Retype the data exactly, from its first line to the line containing "plt.rcParams['font.family'] = ['Liberation", including both, and skip any picture.

**********

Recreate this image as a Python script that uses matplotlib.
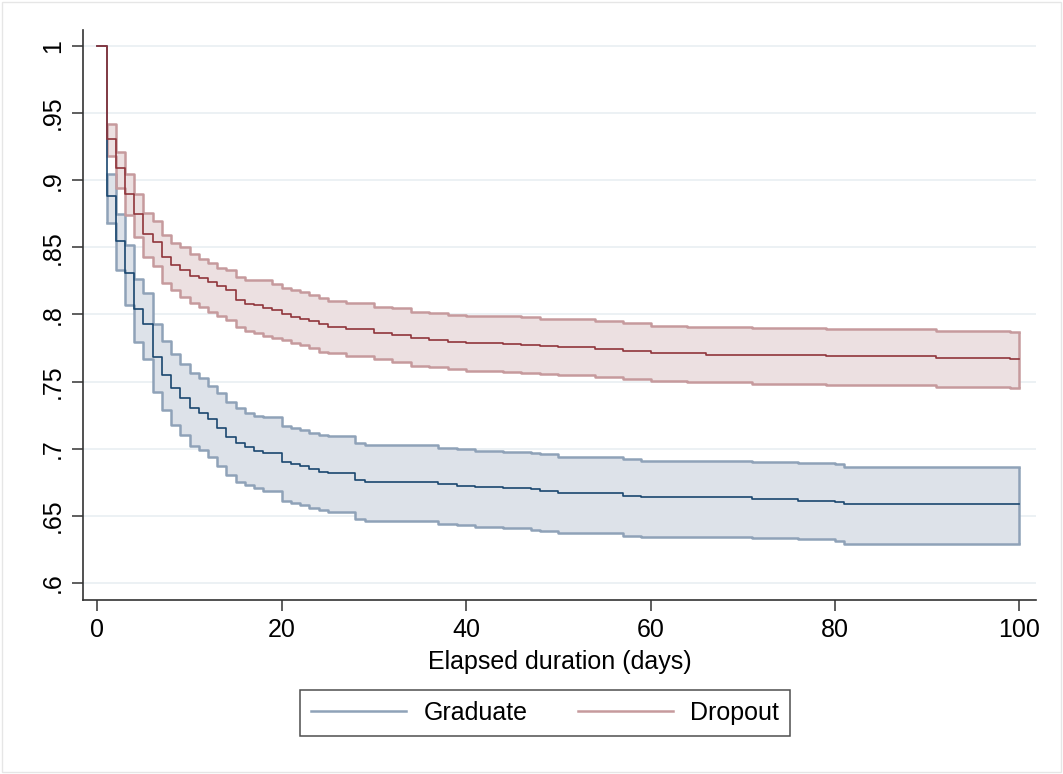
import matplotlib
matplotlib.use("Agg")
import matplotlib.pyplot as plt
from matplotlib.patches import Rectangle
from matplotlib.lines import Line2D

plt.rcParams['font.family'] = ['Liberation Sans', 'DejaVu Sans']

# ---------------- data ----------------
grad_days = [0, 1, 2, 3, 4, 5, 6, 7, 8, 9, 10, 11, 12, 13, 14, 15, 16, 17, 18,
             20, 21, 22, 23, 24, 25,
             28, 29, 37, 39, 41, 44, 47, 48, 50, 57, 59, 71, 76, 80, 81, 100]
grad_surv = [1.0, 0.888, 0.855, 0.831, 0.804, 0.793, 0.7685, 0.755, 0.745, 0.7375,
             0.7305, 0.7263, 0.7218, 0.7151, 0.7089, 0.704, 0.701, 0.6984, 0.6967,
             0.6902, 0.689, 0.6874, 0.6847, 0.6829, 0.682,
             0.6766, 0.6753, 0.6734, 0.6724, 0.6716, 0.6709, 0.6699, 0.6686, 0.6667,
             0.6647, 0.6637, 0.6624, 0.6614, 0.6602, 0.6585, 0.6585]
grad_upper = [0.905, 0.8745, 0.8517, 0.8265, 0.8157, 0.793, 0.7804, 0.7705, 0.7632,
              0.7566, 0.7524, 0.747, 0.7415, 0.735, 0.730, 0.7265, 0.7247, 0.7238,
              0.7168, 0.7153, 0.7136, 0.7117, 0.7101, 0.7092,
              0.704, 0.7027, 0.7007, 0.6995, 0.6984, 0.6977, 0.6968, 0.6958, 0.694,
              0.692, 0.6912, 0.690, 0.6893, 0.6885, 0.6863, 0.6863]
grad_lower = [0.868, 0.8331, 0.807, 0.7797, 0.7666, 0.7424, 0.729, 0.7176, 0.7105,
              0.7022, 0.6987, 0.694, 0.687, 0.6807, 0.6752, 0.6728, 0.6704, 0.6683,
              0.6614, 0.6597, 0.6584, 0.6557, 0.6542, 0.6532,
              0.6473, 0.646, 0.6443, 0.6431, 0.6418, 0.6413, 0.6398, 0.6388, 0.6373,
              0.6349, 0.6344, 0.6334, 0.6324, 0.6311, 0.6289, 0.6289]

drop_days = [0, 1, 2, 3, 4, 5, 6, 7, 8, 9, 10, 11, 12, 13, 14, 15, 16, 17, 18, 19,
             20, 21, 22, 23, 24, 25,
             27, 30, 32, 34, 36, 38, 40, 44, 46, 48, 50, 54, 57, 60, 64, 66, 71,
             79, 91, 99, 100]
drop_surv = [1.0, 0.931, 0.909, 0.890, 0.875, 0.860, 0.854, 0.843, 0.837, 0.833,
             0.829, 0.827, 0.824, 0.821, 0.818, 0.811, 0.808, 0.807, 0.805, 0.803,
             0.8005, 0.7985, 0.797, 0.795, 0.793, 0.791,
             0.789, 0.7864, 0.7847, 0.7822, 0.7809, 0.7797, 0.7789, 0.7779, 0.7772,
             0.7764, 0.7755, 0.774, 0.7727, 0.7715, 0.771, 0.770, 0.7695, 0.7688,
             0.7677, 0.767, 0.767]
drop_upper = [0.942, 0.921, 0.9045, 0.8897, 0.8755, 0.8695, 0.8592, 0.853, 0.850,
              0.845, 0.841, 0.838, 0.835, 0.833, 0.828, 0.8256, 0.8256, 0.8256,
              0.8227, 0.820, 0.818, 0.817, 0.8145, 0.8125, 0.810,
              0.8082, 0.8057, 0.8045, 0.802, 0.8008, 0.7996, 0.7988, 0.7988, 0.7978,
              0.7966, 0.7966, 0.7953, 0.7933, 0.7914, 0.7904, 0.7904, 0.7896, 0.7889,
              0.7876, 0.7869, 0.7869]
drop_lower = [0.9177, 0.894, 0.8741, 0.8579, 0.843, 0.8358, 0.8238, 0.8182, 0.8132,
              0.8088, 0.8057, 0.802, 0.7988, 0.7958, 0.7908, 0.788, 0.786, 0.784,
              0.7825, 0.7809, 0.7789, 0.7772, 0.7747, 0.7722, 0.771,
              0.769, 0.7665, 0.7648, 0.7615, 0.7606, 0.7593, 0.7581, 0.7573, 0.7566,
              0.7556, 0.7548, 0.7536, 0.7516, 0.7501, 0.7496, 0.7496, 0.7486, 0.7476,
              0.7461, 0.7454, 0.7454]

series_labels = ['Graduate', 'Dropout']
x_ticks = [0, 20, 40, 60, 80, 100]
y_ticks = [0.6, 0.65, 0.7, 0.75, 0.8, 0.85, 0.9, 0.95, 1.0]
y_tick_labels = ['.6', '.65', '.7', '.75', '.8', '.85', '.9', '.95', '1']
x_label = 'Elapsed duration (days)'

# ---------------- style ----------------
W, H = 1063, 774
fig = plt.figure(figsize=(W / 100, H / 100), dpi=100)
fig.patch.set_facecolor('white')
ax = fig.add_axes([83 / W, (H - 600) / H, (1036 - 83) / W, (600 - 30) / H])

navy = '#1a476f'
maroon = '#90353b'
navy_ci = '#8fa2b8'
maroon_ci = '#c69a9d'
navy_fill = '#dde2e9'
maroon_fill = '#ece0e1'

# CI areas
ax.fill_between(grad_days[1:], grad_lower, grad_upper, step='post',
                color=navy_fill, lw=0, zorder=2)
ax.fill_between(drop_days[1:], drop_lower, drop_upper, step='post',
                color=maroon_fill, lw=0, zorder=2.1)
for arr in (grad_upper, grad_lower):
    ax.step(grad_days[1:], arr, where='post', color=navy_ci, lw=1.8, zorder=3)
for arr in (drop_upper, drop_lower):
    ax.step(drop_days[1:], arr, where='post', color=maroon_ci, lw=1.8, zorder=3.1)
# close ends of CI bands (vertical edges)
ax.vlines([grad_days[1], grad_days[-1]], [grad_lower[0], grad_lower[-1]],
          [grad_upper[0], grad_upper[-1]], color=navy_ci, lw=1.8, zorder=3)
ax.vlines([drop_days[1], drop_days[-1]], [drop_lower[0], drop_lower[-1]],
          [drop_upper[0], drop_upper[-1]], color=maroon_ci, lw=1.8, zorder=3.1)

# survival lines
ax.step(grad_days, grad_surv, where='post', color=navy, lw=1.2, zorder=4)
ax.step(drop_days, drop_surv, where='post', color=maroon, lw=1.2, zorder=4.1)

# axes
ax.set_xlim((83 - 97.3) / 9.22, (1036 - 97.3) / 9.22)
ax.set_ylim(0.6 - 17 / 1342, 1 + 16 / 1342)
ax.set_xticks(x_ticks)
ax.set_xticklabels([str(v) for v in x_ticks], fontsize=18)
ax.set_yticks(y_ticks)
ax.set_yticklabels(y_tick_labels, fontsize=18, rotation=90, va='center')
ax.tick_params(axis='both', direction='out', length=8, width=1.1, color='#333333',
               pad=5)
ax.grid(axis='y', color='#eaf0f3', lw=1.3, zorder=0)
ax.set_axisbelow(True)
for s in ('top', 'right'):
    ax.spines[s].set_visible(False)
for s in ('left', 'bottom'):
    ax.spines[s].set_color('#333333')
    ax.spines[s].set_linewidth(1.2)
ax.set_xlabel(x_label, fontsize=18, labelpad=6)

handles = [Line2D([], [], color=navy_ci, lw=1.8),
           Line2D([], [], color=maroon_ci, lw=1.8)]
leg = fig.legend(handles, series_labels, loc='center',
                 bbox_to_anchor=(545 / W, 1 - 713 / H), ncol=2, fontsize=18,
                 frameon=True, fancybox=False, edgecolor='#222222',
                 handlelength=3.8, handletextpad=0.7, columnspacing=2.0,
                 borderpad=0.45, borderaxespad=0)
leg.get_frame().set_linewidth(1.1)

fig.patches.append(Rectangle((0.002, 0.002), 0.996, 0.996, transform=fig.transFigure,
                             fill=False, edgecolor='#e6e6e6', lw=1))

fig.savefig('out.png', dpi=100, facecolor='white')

**********

### WORKED ANSWER
Recreate this image as a Python script that uses matplotlib.
import matplotlib
matplotlib.use("Agg")
import matplotlib.pyplot as plt
from matplotlib.patches import Rectangle
from matplotlib.lines import Line2D

plt.rcParams['font.family'] = ['Liberation Sans', 'DejaVu Sans']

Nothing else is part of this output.